The details are almost comically straightforward in their success. TCI concentrated bets on a handful of names, with GE Aerospace alone posting massive gains after its business split and aerospace rebound. Safran and Airbus rode similar tailwinds from defense budgets and travel recovery. No fancy algorithms or meme-stock gambles—just old-school stock-picking that happened to time the aviation boom perfectly.
Meanwhile, the hedge fund world collectively minted profits at record levels, but TCI’s performance stands alone as the champion. It even topped previous legends like Citadel’s 2022 haul and John Paulson’s famous subprime bet from 2007.

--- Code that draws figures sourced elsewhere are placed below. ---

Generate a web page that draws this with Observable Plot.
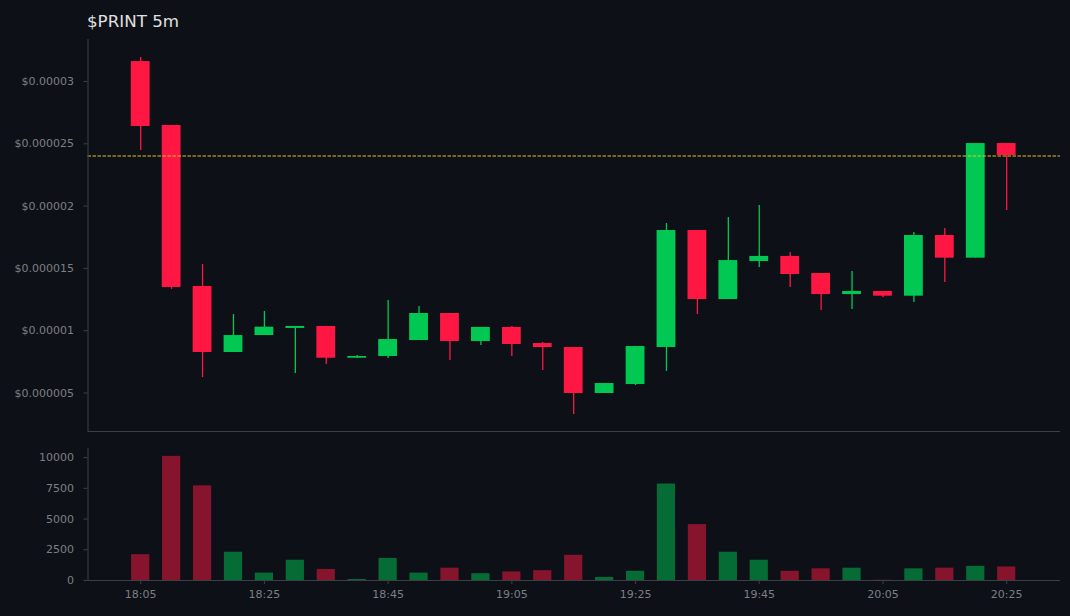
<!DOCTYPE html>
<html>
<head>
<meta charset="utf-8">
<script src="https://cdn.jsdelivr.net/npm/d3@7"></script>
<script src="https://cdn.jsdelivr.net/npm/@observablehq/plot@0.6"></script>
<style>
html,body{margin:0;padding:0;background:#0d1117;width:1070px;height:616px;overflow:hidden}
#title{height:30px;box-sizing:border-box;padding:11.5px 0 0 87px;color:#e0e0e0;font:16.7px/18px "DejaVu Sans",sans-serif}
svg{display:block}
</style>
</head>
<body>
<div id="title">$PRINT 5m</div>
<div id="chart"></div>
<script>
const times = ["18:05","18:10","18:15","18:20","18:25","18:30","18:35","18:40","18:45","18:50","18:55","19:00","19:05","19:10","19:15","19:20","19:25","19:30","19:35","19:40","19:45","19:50","19:55","20:00","20:05","20:10","20:15","20:20","20:25"];
const opens  = [31.60e-6,26.47e-6,13.55e-6,8.25e-6,9.61e-6,10.18e-6,10.34e-6,7.79e-6,7.93e-6,9.21e-6,11.38e-6,9.13e-6,10.26e-6,8.97e-6,8.65e-6,4.96e-6,5.68e-6,8.65e-6,18.04e-6,12.50e-6,15.55e-6,15.96e-6,14.59e-6,12.90e-6,13.15e-6,12.77e-6,17.64e-6,15.82e-6,25.02e-6];
const closes = [26.39e-6,13.47e-6,8.25e-6,9.61e-6,10.28e-6,10.34e-6,7.79e-6,7.93e-6,9.29e-6,11.38e-6,9.13e-6,10.26e-6,8.89e-6,8.65e-6,4.96e-6,5.76e-6,8.73e-6,18.04e-6,12.50e-6,15.63e-6,15.96e-6,14.51e-6,12.90e-6,13.15e-6,12.77e-6,17.64e-6,15.82e-6,25.02e-6,24.06e-6];
const highs  = [31.93e-6,26.47e-6,15.31e-6,11.30e-6,11.54e-6,10.34e-6,10.34e-6,8.01e-6,12.42e-6,11.94e-6,11.38e-6,10.26e-6,10.34e-6,9.05e-6,8.65e-6,5.76e-6,8.73e-6,18.60e-6,18.04e-6,19.09e-6,20.05e-6,16.28e-6,14.59e-6,14.75e-6,13.15e-6,17.88e-6,18.20e-6,25.02e-6,25.02e-6];
const lows   = [24.46e-6,13.31e-6,6.24e-6,8.25e-6,9.61e-6,6.56e-6,7.29e-6,7.79e-6,7.77e-6,9.21e-6,7.61e-6,8.81e-6,7.93e-6,6.81e-6,3.27e-6,4.96e-6,5.60e-6,6.73e-6,11.30e-6,12.50e-6,15.07e-6,13.47e-6,11.62e-6,11.70e-6,12.66e-6,12.26e-6,13.87e-6,15.82e-6,19.65e-6];
const volumes = [2100,10100,7700,2300,600,1650,900,80,1800,600,1000,550,700,800,2050,250,750,7850,4550,2300,1650,750,950,1000,20,950,1000,1150,1100];
const lastPrice = 24.02e-6;
const priceTicks = [0.000005,0.00001,0.000015,0.00002,0.000025,0.00003];
const volumeTicks = [0,2500,5000,7500,10000];
const timeTicks = ["18:05","18:25","18:45","19:05","19:25","19:45","20:05","20:25"];

const upColor = "#00c853", downColor = "#ff1744", axisColor = "#3c4045", textColor = "#7c7f83";
const toDate = s => new Date(`2024-01-01T${s}:00Z`);
const minutes = (d, m) => new Date(+d + m * 60000);
const candles = times.map((t, i) => ({
  t: toDate(t), open: opens[i], close: closes[i], high: highs[i], low: lows[i],
  volume: volumes[i], color: closes[i] >= opens[i] ? upColor : downColor
}));
const xDomain = [minutes(toDate("18:05"), -8.52), minutes(toDate("20:25"), 8.70)];
const priceDomain = [1.91e-6, 33.37e-6];
const volumeDomain = [0, 10740];
const fmtPrice = d => "$" + d.toFixed(6).replace(/0+$/, "");
const base = {
  width: 1070, marginLeft: 87.5, marginRight: 10,
  style: {background: "transparent", fontFamily: "DejaVu Sans, sans-serif", fontSize: "11px"}
};

const pricePlot = Plot.plot({
  ...base, height: 402, marginTop: 9, marginBottom: 1,
  x: {type: "utc", domain: xDomain, axis: null},
  y: {domain: priceDomain, axis: null},
  marks: [
    Plot.ruleX(candles, {x: "t", y1: "low", y2: "high", stroke: "color", strokeWidth: 1.3}),
    Plot.rect(candles, {
      x1: d => minutes(d.t, -1.52), x2: d => minutes(d.t, 1.52),
      y1: "open", y2: "close", fill: "color"
    }),
    Plot.ruleY([lastPrice], {stroke: "#e6c229", strokeWidth: 1, strokeDasharray: "3.5,1.5"}),
    Plot.axisY({ticks: priceTicks, tickFormat: fmtPrice, tickSize: 4, tickPadding: 10, color: textColor, stroke: axisColor, label: null, fill: textColor}),
    Plot.ruleX([xDomain[0]], {stroke: axisColor}),
    Plot.ruleY([priceDomain[0]], {stroke: axisColor})
  ]
});

const volumePlot = Plot.plot({
  ...base, height: 184, marginTop: 16, marginBottom: 36,
  x: {type: "utc", domain: xDomain, axis: null},
  y: {domain: volumeDomain, axis: null},
  marks: [
    Plot.rectY(candles, {
      x1: d => minutes(d.t, -1.47), x2: d => minutes(d.t, 1.47),
      y1: 0, y2: "volume", fill: "color", fillOpacity: 0.5
    }),
    Plot.axisY({ticks: volumeTicks, tickFormat: d => String(d), tickSize: 4, tickPadding: 10, color: textColor, stroke: axisColor, label: null, fill: textColor}),
    Plot.axisX({ticks: timeTicks.map(toDate), tickFormat: d3.utcFormat("%H:%M"), tickSize: 4, tickPadding: 6, color: textColor, stroke: axisColor, label: null, fill: textColor}),
    Plot.ruleX([xDomain[0]], {stroke: axisColor}),
    Plot.ruleY([0], {stroke: axisColor})
  ]
});

const host = document.getElementById("chart");
host.append(pricePlot, volumePlot);
</script>
</body>
</html>
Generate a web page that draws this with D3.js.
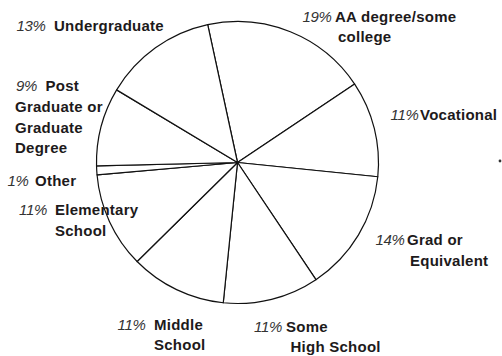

In an era where everyone obsesses over tech unicorns, a British fund betting big on literal engines feels like the financial equivalent of choosing a reliable sedan over a flashy sports car—and then watching it lap the track.
The contrast couldn’t be sharper. While some portfolios ballooned on silicon dreams, TCI proved that sometimes the surest path to riches is betting on things that actually fly. Investors everywhere are now asking the same question: should they switch from AI to aerospace? Or just hope the next rally includes a seat in coach?